**TASK STATEMENT**
Output the material exactly, but drop every image it holds.

**SUPPLIED DATA**
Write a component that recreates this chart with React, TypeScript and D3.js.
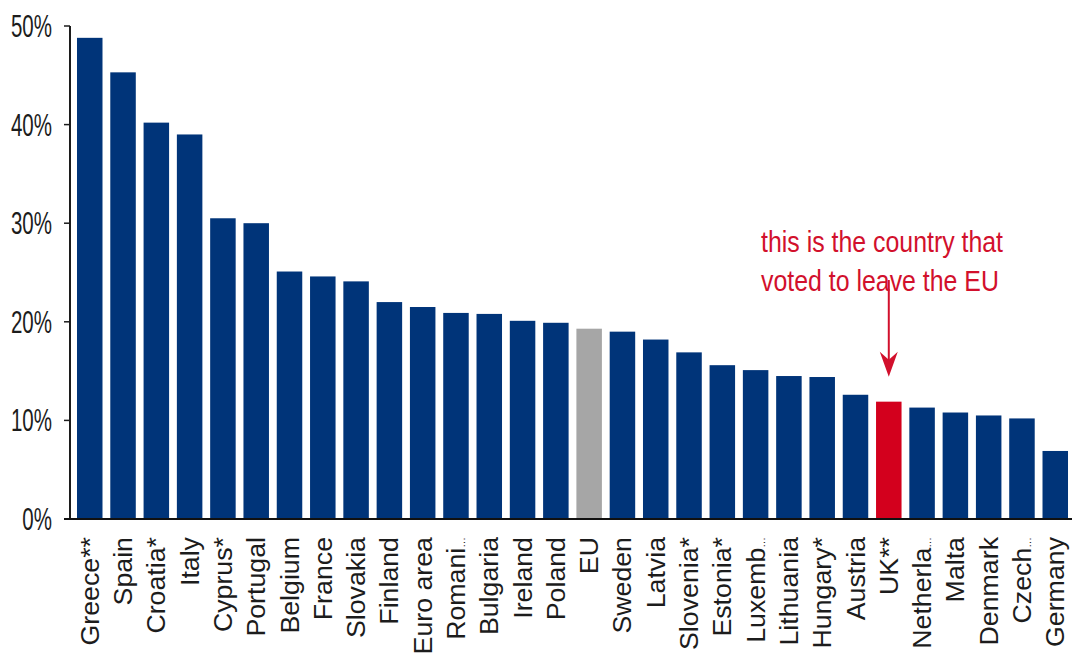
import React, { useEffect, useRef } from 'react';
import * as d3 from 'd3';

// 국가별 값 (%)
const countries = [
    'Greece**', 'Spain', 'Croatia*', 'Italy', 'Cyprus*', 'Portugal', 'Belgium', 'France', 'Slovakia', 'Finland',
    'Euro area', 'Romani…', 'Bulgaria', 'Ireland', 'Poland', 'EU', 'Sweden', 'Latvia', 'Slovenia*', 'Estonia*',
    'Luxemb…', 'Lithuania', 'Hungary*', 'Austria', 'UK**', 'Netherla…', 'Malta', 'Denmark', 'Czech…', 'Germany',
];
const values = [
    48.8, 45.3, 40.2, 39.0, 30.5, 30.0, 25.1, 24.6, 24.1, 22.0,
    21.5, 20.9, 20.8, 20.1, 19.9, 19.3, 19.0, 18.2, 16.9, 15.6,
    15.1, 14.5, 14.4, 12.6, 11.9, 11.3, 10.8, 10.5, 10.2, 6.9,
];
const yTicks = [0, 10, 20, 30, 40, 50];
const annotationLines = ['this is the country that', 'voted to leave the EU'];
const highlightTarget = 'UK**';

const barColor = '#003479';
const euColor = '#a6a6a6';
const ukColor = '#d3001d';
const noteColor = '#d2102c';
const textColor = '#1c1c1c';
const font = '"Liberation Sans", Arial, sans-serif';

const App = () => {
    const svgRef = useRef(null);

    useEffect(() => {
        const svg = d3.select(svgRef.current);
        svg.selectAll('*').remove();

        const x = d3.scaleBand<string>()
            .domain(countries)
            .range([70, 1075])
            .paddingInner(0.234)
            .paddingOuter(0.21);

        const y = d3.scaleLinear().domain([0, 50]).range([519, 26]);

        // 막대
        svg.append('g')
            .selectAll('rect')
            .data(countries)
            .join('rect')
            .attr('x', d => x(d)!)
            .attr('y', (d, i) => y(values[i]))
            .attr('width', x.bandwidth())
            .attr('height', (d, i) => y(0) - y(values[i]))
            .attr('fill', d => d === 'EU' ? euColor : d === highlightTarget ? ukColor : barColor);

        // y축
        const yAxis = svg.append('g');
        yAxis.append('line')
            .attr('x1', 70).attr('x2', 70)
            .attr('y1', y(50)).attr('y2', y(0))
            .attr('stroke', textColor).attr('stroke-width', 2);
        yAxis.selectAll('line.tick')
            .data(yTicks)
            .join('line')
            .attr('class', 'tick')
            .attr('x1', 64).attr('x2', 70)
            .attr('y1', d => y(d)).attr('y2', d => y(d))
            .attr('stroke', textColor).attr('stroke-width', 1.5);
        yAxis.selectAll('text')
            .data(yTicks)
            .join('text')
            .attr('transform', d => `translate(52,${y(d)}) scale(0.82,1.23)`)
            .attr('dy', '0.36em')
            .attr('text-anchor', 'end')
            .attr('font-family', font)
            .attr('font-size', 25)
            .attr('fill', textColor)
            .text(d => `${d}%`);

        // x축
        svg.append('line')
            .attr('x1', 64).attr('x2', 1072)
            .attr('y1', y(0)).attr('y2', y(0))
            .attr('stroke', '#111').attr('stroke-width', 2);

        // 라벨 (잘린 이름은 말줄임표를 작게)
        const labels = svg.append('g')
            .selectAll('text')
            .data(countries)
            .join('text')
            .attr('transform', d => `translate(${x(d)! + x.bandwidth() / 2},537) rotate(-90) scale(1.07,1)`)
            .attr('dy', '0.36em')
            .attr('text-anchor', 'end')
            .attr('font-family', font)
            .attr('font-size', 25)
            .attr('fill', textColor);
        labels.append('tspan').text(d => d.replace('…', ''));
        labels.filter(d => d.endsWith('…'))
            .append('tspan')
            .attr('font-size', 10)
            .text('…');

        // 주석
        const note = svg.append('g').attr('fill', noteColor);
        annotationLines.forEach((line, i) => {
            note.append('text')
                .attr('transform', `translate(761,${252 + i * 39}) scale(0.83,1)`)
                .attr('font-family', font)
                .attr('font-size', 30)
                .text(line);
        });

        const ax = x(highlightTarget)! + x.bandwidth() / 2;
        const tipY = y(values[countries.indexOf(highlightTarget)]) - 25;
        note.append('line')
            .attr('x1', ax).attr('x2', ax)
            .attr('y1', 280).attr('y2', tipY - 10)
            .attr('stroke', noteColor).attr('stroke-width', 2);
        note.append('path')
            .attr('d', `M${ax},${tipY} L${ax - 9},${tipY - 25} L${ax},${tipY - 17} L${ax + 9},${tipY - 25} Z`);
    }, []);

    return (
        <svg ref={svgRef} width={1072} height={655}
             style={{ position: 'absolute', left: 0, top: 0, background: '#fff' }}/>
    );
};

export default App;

**ANSWER FOR THE TASK**
Write a component that recreates this chart with React, TypeScript and D3.js.
import React, { useEffect, useRef } from 'react';
import * as d3 from 'd3';

// 국가별 값 (%)
const countries = [
    'Greece**', 'Spain', 'Croatia*', 'Italy', 'Cyprus*', 'Portugal', 'Belgium', 'France', 'Slovakia', 'Finland',
    'Euro area', 'Romani…', 'Bulgaria', 'Ireland', 'Poland', 'EU', 'Sweden', 'Latvia', 'Slovenia*', 'Estonia*',
    'Luxemb…', 'Lithuania', 'Hungary*', 'Austria', 'UK**', 'Netherla…', 'Malta', 'Denmark', 'Czech…', 'Germany',
];
const values = [
    48.8, 45.3, 40.2, 39.0, 30.5, 30.0, 25.1, 24.6, 24.1, 22.0,
    21.5, 20.9, 20.8, 20.1, 19.9, 19.3, 19.0, 18.2, 16.9, 15.6,
    15.1, 14.5, 14.4, 12.6, 11.9, 11.3, 10.8, 10.5, 10.2, 6.9,
];
const yTicks = [0, 10, 20, 30, 40, 50];
const annotationLines = ['this is the country that', 'voted to leave the EU'];
const highlightTarget = 'UK**';

const barColor = '#003479';
const euColor = '#a6a6a6';
const ukColor = '#d3001d';
const noteColor = '#d2102c';
const textColor = '#1c1c1c';
const font = '"Liberation Sans", Arial, sans-serif';

const App = () => {
    const svgRef = useRef(null);

    useEffect(() => {
        const svg = d3.select(svgRef.current);
        svg.selectAll('*').remove();

        const x = d3.scaleBand<string>()
            .domain(countries)
            .range([70, 1075])
            .paddingInner(0.234)
            .paddingOuter(0.21);

        const y = d3.scaleLinear().domain([0, 50]).range([519, 26]);

        // 막대
        svg.append('g')
            .selectAll('rect')
            .data(countries)
            .join('rect')
            .attr('x', d => x(d)!)
            .attr('y', (d, i) => y(values[i]))
            .attr('width', x.bandwidth())
            .attr('height', (d, i) => y(0) - y(values[i]))
            .attr('fill', d => d === 'EU' ? euColor : d === highlightTarget ? ukColor : barColor);

        // y축
        const yAxis = svg.append('g');
        yAxis.append('line')
            .attr('x1', 70).attr('x2', 70)
            .attr('y1', y(50)).attr('y2', y(0))
            .attr('stroke', textColor).attr('stroke-width', 2);
        yAxis.selectAll('line.tick')
            .data(yTicks)
            .join('line')
            .attr('class', 'tick')
            .attr('x1', 64).attr('x2', 70)
            .attr('y1', d => y(d)).attr('y2', d => y(d))
            .attr('stroke', textColor).attr('stroke-width', 1.5);
        yAxis.selectAll('text')
            .data(yTicks)
            .join('text')
            .attr('transform', d => `translate(52,${y(d)}) scale(0.82,1.23)`)
            .attr('dy', '0.36em')
            .attr('text-anchor', 'end')
            .attr('font-family', font)
            .attr('font-size', 25)
            .attr('fill', textColor)
            .text(d => `${d}%`);

        // x축
        svg.append('line')
            .attr('x1', 64).attr('x2', 1072)
            .attr('y1', y(0)).attr('y2', y(0))
            .attr('stroke', '#111').attr('stroke-width', 2);

        // 라벨 (잘린 이름은 말줄임표를 작게)
        const labels = svg.append('g')
            .selectAll('text')
            .data(countries)
            .join('text')
            .attr('transform', d => `translate(${x(d)! + x.bandwidth() / 2},537) rotate(-90) scale(1.07,1)`)
            .attr('dy', '0.36em')
            .attr('text-anchor', 'end')
            .attr('font-family', font)
            .attr('font-size', 25)
            .attr('fill', textColor);
        labels.append('tspan').text(d => d.replace('…', ''));
        labels.filter(d => d.endsWith('…'))
            .append('tspan')
            .attr('font-size', 10)
            .text('…');

        // 주석
        const note = svg.append('g').attr('fill', noteColor);
        annotationLines.forEach((line, i) => {
            note.append('text')
                .attr('transform', `translate(761,${252 + i * 39}) scale(0.83,1)`)
                .attr('font-family', font)
                .attr('font-size', 30)
                .text(line);
        });

        const ax = x(highlightTarget)! + x.bandwidth() / 2;
        const tipY = y(values[countries.indexOf(highlightTarget)]) - 25;
        note.append('line')
            .attr('x1', ax).attr('x2', ax)
            .attr('y1', 280).attr('y2', tipY - 10)
            .attr('stroke', noteColor).attr('stroke-width', 2);
        note.append('path')
            .attr('d', `M${ax},${tipY} L${ax - 9},${tipY - 25} L${ax},${tipY - 17} L${ax + 9},${tipY - 25} Z`);
    }, []);

    return (
        <svg ref={svgRef} width={1072} height={655}
             style={{ position: 'absolute', left: 0, top: 0, background: '#fff' }}/>
    );
};

export default App;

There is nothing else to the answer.